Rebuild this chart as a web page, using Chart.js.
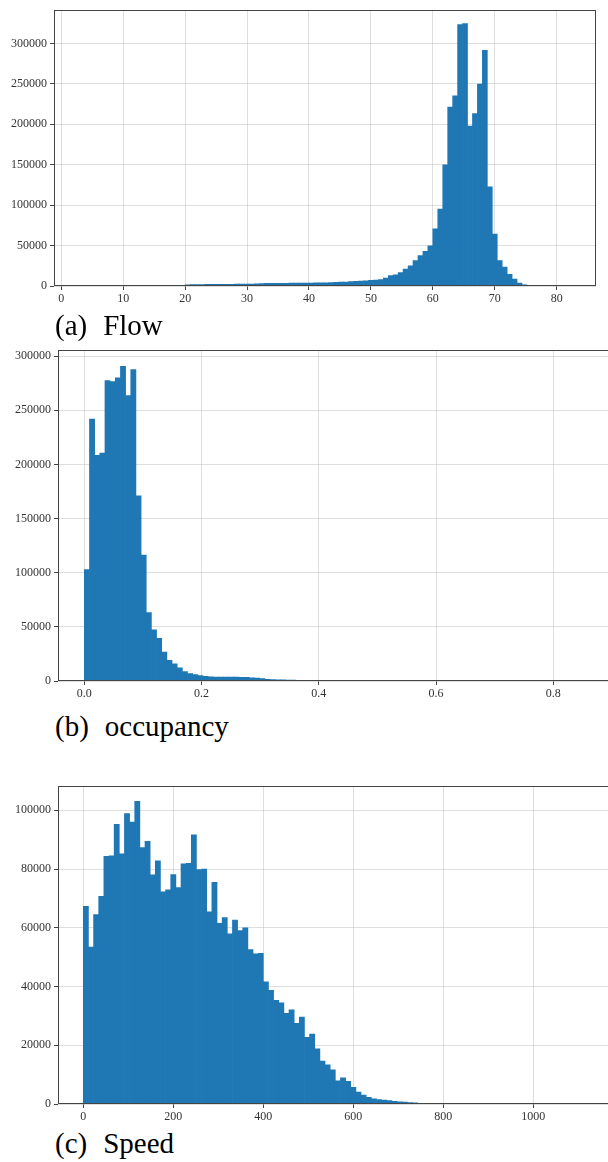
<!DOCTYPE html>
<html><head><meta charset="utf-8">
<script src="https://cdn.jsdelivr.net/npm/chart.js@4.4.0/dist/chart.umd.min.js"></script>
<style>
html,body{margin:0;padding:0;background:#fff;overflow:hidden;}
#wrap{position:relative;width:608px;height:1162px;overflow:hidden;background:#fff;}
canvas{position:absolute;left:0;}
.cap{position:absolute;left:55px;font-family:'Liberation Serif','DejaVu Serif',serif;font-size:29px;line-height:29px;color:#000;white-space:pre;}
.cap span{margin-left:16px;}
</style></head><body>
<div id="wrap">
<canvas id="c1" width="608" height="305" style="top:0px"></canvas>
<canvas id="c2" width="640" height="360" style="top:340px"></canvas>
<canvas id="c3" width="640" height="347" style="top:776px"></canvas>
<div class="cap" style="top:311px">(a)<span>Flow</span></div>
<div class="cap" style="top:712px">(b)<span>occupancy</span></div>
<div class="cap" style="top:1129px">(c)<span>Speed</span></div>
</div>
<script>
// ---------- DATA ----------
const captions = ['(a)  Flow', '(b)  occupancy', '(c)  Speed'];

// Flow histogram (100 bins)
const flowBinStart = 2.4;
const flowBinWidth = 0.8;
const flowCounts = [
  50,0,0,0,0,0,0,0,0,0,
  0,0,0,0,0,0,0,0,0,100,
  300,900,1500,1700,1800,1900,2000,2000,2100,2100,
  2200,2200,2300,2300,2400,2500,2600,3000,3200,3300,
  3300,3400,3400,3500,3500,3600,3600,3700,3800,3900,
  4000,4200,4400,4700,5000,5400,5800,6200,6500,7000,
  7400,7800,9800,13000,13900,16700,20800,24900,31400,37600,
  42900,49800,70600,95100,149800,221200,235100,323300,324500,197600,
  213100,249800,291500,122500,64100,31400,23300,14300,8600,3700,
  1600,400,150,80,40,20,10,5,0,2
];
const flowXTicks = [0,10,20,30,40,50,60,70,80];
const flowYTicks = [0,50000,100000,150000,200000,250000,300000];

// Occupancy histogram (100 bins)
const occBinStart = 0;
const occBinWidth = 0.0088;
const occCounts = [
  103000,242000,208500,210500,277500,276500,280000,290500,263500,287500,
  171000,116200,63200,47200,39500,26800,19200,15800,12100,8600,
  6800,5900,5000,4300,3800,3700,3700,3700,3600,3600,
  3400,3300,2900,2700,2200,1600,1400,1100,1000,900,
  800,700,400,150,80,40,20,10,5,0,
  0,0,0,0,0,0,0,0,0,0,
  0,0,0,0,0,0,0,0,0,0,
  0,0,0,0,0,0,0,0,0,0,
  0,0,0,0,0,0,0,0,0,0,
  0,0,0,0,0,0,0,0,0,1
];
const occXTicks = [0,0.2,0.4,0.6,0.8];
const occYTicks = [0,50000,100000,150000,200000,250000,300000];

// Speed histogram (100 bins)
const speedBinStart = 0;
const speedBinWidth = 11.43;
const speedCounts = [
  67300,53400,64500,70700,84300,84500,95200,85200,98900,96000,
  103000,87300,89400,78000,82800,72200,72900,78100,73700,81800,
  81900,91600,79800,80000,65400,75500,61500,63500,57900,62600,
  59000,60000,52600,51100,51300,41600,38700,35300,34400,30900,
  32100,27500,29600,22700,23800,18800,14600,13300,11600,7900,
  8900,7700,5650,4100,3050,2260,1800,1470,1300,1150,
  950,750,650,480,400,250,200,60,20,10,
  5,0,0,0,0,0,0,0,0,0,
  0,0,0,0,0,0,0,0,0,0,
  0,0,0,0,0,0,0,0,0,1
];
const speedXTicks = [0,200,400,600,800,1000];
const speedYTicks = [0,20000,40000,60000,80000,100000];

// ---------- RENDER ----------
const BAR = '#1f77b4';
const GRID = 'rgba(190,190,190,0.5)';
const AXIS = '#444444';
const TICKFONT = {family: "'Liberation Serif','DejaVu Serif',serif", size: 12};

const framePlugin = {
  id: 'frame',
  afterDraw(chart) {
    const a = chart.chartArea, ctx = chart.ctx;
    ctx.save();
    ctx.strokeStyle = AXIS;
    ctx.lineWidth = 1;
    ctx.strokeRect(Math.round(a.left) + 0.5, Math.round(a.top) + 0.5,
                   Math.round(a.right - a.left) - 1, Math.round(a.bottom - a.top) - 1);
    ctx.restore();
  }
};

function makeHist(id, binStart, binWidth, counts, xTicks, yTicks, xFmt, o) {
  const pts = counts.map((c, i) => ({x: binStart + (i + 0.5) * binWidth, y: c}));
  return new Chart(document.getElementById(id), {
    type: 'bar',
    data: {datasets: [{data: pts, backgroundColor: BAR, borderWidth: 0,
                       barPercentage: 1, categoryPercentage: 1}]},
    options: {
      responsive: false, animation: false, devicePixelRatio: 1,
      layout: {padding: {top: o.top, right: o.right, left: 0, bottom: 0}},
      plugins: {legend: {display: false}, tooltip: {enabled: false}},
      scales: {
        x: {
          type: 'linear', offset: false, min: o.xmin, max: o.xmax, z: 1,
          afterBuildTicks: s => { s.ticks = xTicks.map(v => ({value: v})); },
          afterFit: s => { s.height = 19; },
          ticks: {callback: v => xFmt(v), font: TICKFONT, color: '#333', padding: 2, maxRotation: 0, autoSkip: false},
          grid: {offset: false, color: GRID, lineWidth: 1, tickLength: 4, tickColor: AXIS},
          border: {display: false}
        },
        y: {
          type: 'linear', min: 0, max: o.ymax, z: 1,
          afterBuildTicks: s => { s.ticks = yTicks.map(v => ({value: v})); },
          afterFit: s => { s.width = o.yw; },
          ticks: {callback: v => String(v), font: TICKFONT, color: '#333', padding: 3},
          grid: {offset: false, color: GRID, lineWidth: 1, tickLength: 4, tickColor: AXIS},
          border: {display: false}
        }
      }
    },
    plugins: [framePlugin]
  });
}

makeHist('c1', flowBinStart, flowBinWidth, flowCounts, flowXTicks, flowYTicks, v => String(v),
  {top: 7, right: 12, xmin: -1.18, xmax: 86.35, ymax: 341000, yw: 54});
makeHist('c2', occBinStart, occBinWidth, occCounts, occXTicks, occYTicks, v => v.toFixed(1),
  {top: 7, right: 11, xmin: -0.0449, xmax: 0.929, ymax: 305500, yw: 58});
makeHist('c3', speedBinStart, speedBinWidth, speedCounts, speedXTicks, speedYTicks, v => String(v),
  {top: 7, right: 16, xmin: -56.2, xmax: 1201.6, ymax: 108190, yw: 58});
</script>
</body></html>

^^^^

WORK REQUIRED: Repeat, with no pictures, each line from the beginning of the data through the line containing "const captions = ['(a)", inclusive.

EXERCISE SOLUTION:
Rebuild this chart as a web page, using Chart.js.
<!DOCTYPE html>
<html><head><meta charset="utf-8">
<script src="https://cdn.jsdelivr.net/npm/chart.js@4.4.0/dist/chart.umd.min.js"></script>
<style>
html,body{margin:0;padding:0;background:#fff;overflow:hidden;}
#wrap{position:relative;width:608px;height:1162px;overflow:hidden;background:#fff;}
canvas{position:absolute;left:0;}
.cap{position:absolute;left:55px;font-family:'Liberation Serif','DejaVu Serif',serif;font-size:29px;line-height:29px;color:#000;white-space:pre;}
.cap span{margin-left:16px;}
</style></head><body>
<div id="wrap">
<canvas id="c1" width="608" height="305" style="top:0px"></canvas>
<canvas id="c2" width="640" height="360" style="top:340px"></canvas>
<canvas id="c3" width="640" height="347" style="top:776px"></canvas>
<div class="cap" style="top:311px">(a)<span>Flow</span></div>
<div class="cap" style="top:712px">(b)<span>occupancy</span></div>
<div class="cap" style="top:1129px">(c)<span>Speed</span></div>
</div>
<script>
// ---------- DATA ----------
const captions = ['(a)  Flow', '(b)  occupancy', '(c)  Speed'];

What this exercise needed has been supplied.